スイスの半導体大手STマイクロエレクトロニクス(ST)と、福建省アモイ市に本社を置く半導体企業の三安光電はこのほど、重慶市でSiC半導体の量産に向けた合弁工場を設立することで合意したと発表した。合計32億米ドル(約4,581億円)を投資する。2025年に生産を開始し、28年のフル稼働を目標としており、フル稼働後は1週間当たり1万枚の8インチSiCウエハーを生産する。三安光電は同合弁工場向けに、8インチSiC基板の製造工場を新設する。
一方、独インフィニオン・テクノロジーズは5月初め、山東天岳先進科技(SICC)と北京天科合達半導体(タンケブルー)の中国企業2社と、SiCパワー半導体材料の長期調達契約を締結した。競争力の高い6インチSiCウエハーと、ウエハーを切り出す前のSiC単結晶を確保することが目的で、同2社からの長期的な調達比率は2ケタに達する見通しだ。
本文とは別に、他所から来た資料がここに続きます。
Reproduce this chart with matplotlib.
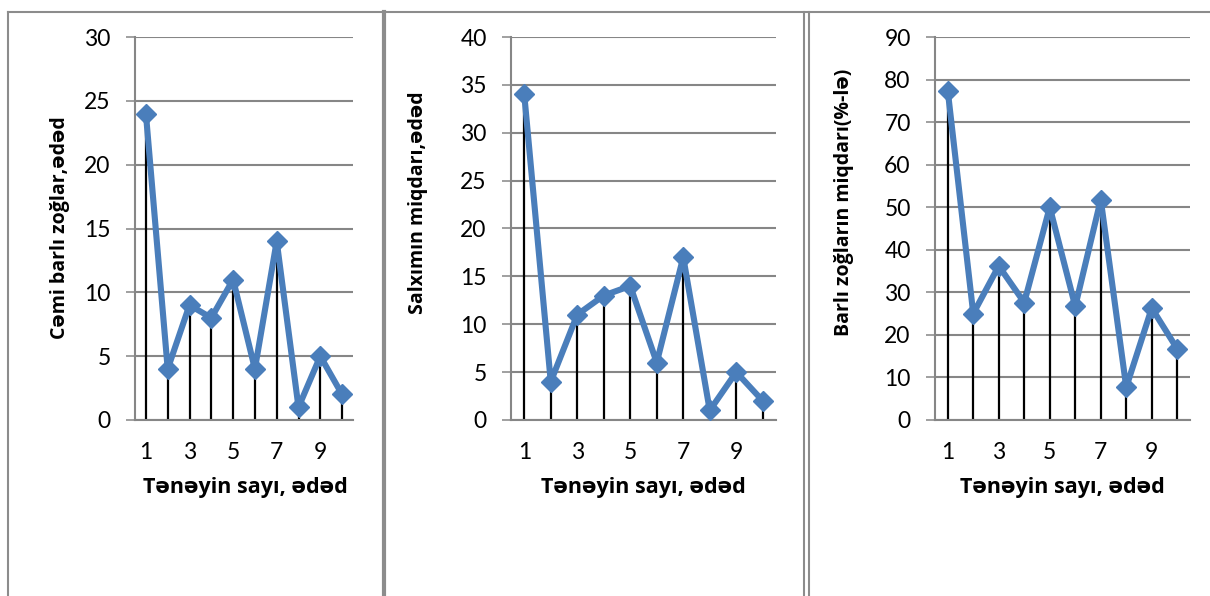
import matplotlib
matplotlib.use("Agg")
import matplotlib.pyplot as plt
from matplotlib.lines import Line2D
import numpy as np

plt.rcParams['font.family'] = ['Lato', 'DejaVu Sans']

# vine count on the x axis, three measured series
vines = [1, 2, 3, 4, 5, 6, 7, 8, 9, 10]
fruit_shoots = [24, 4, 9, 8, 11, 4, 14, 1, 5, 2]
clusters = [34, 4, 11, 13, 14, 6, 17, 1, 5, 2]
fruit_pct = [77.4, 25.0, 36.2, 27.6, 50.0, 26.7, 51.8, 7.7, 26.3, 16.7]

xticks = [1, 3, 5, 7, 9]
xlabel = 'Tənəyin sayı, ədəd'

panels = [
    # series, ylabel, ymax, ystep, axes box (px), ylabel x, ylabel y, xlabel x
    (fruit_shoots, 'Cəmi barlı zoğlar,ədəd', 30, 5, (135, 218), 60, 228, 245),
    (clusters, 'Salxımın miqdarı,ədəd', 40, 5, (511, 265), 418, 203, 643),
    (fruit_pct, 'Barlı zoğların miqdarı(%-lə)', 90, 10, (935, 255), 844, 202, 1062),
]

W, H = 1210, 596
fig = plt.figure(figsize=(W / 100, H / 100), dpi=100)

blue = '#4A7EBB'
grid = '#868686'
label_font = ['Open Sans', 'DejaVu Sans']

for vals, ylab, ymax, ystep, (left, width), ylx, yly, xlx in panels:
    ax = fig.add_axes([left / W, (H - 420) / H, width / W, 383 / H])
    ax.vlines(vines, 0, vals, color='black', lw=1.6, zorder=2)
    ax.plot(vines, vals, color=blue, lw=4.4, marker='D', ms=10,
            mec=blue, mfc=blue, zorder=3)
    ax.set_xlim(0.5, 10.5)
    ax.set_ylim(0, ymax)
    ax.set_yticks(np.arange(0, ymax + 1, ystep))
    ax.set_xticks(xticks)
    ax.yaxis.grid(True, color=grid, lw=1.5)
    ax.set_axisbelow(True)
    for s in ('top', 'right'):
        ax.spines[s].set_visible(False)
    for s in ('left', 'bottom'):
        ax.spines[s].set_color(grid)
        ax.spines[s].set_linewidth(1.5)
    ax.tick_params(axis='y', length=6.5, width=1.1, color=grid,
                   labelsize=16.5, pad=11)
    ax.tick_params(axis='x', length=0, labelsize=16.5, pad=16)
    fig.text(xlx / W, 1 - 487 / H, xlabel, ha='center', va='center',
             fontsize=15.5, fontweight='bold', family=label_font)
    fig.text(ylx / W, 1 - yly / H, ylab, rotation=90, ha='center',
             va='center', fontsize=14, fontweight='bold', family=label_font)

# panel frames
def hline(x0, x1, y, lw=1.5):
    fig.add_artist(Line2D([x0 / W, x1 / W], [1 - y / H, 1 - y / H],
                          color='#8c8c8c', lw=lw))

def vline(x, y0, y1, lw=1.5):
    fig.add_artist(Line2D([x / W, x / W], [1 - y0 / H, 1 - y1 / H],
                          color='#8c8c8c', lw=lw))

hline(8, W, 12)
vline(8, 12, H)
vline(384, 12, H, lw=3)
vline(804, 12, H)
vline(809, 12, H)

fig.savefig('out.png', dpi=100)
高い耐熱性や耐圧性を備えるSiCは、EVの充電効率を高めるとともに、航続距離を延ばすことができるとして、EV向けの需要が急速に拡大している。ST、インフィニオンともに、中国企業との提携を通じてSiCパワーデバイスの生産ピッチを上げ、市場の主導権を握りたい考えだ。
自動車専門サイトの盖世汽車によると、米半導体大手ウルフスピードは、EV、発電・電源デバイスなどの需要拡大を背景に、2026年の世界のSiCデバイス市場は89億米ドルに達し、そのうち、EV、製造業、エネルギー分野向けのSiCパワーデバイスの市場だけで60億米ドルを占めるとの予測を示している。